◆ **Source data**
--- BEGIN ---

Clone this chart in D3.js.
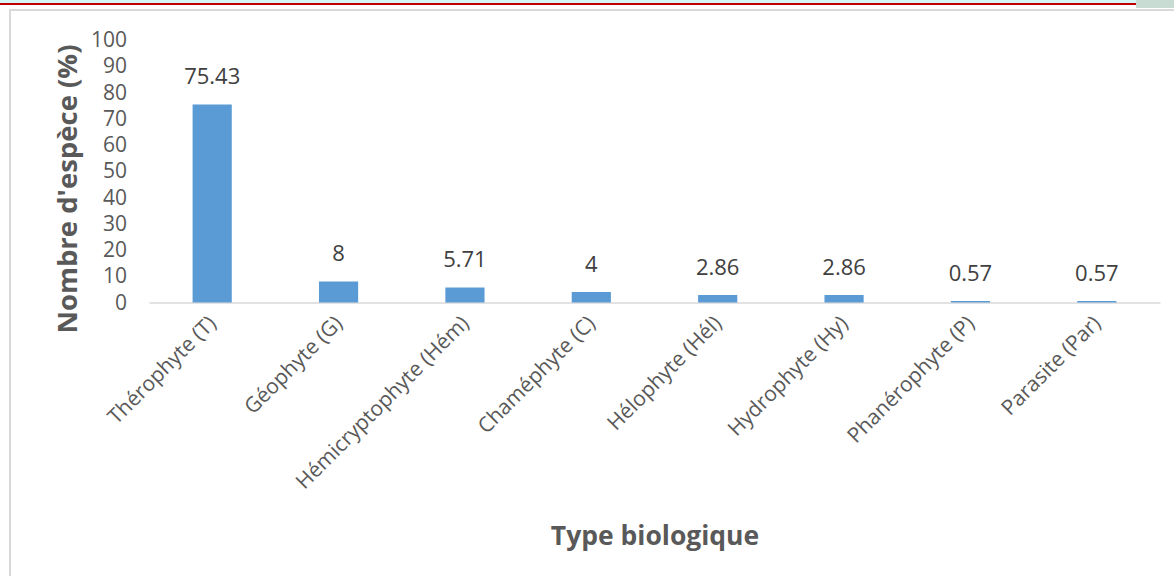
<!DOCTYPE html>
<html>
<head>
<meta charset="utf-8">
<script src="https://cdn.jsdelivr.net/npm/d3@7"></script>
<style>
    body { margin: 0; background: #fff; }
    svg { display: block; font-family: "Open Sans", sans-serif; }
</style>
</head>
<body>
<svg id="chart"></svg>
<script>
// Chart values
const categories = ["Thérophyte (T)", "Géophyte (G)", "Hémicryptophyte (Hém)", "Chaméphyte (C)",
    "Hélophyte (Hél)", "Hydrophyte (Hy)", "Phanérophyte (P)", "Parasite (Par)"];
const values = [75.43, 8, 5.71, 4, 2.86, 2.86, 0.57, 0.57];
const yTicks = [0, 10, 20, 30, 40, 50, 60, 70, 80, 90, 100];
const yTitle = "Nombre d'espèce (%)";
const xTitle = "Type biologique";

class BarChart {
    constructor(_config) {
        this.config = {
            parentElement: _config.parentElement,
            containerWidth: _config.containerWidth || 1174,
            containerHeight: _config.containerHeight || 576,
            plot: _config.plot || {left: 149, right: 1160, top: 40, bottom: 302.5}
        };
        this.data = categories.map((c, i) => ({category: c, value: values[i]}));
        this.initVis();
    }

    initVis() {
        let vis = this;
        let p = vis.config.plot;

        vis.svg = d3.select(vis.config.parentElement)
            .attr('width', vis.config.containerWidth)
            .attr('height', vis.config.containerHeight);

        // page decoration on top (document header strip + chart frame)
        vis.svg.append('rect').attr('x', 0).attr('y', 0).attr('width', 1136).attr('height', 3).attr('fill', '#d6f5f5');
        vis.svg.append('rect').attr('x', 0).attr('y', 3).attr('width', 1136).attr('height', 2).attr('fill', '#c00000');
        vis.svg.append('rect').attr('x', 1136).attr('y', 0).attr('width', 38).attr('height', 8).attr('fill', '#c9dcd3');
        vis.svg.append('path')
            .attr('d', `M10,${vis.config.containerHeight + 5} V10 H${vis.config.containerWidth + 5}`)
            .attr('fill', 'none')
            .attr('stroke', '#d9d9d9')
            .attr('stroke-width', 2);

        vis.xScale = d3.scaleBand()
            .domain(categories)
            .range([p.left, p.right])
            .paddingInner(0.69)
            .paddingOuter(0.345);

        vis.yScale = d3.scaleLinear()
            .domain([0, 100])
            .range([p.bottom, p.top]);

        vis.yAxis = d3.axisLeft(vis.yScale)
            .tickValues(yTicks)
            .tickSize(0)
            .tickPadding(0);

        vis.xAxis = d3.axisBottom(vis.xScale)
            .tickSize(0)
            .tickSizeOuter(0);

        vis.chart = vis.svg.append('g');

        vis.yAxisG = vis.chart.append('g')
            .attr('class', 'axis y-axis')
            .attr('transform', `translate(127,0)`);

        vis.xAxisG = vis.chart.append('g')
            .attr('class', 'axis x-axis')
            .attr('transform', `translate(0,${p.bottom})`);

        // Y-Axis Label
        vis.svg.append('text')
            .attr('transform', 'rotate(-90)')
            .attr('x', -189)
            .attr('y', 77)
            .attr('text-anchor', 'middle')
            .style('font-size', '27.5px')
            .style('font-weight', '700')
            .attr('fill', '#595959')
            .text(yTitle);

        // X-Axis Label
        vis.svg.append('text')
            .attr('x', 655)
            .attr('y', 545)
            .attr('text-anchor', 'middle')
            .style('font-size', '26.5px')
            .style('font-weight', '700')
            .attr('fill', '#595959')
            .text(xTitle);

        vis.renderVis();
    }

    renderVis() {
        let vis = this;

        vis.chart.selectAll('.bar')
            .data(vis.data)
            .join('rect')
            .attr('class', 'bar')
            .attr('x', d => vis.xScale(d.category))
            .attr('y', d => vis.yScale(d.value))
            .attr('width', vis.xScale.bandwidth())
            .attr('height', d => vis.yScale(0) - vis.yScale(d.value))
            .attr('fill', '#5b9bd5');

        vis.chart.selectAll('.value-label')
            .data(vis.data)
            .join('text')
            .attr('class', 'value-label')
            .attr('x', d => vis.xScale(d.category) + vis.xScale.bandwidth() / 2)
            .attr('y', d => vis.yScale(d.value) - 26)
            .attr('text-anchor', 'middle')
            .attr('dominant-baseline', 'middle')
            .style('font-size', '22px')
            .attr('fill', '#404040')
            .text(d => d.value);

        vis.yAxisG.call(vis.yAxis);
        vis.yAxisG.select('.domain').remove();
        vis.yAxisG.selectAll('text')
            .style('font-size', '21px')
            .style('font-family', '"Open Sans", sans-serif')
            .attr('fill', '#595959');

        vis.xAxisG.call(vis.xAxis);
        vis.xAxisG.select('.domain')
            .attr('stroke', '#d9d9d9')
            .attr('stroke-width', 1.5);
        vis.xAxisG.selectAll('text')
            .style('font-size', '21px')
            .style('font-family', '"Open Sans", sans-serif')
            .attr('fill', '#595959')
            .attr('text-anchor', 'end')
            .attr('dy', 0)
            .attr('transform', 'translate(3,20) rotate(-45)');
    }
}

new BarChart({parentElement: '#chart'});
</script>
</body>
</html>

--- END ---

◆ **Your goal**
Starting at the top of the listing above, reproduce each line up to and including the one with "let p = vis.config.plot;"; omit the pictures.

◆ **Exercise answer**
Clone this chart in D3.js.
<!DOCTYPE html>
<html>
<head>
<meta charset="utf-8">
<script src="https://cdn.jsdelivr.net/npm/d3@7"></script>
<style>
    body { margin: 0; background: #fff; }
    svg { display: block; font-family: "Open Sans", sans-serif; }
</style>
</head>
<body>
<svg id="chart"></svg>
<script>
// Chart values
const categories = ["Thérophyte (T)", "Géophyte (G)", "Hémicryptophyte (Hém)", "Chaméphyte (C)",
    "Hélophyte (Hél)", "Hydrophyte (Hy)", "Phanérophyte (P)", "Parasite (Par)"];
const values = [75.43, 8, 5.71, 4, 2.86, 2.86, 0.57, 0.57];
const yTicks = [0, 10, 20, 30, 40, 50, 60, 70, 80, 90, 100];
const yTitle = "Nombre d'espèce (%)";
const xTitle = "Type biologique";

class BarChart {
    constructor(_config) {
        this.config = {
            parentElement: _config.parentElement,
            containerWidth: _config.containerWidth || 1174,
            containerHeight: _config.containerHeight || 576,
            plot: _config.plot || {left: 149, right: 1160, top: 40, bottom: 302.5}
        };
        this.data = categories.map((c, i) => ({category: c, value: values[i]}));
        this.initVis();
    }

    initVis() {
        let vis = this;
        let p = vis.config.plot;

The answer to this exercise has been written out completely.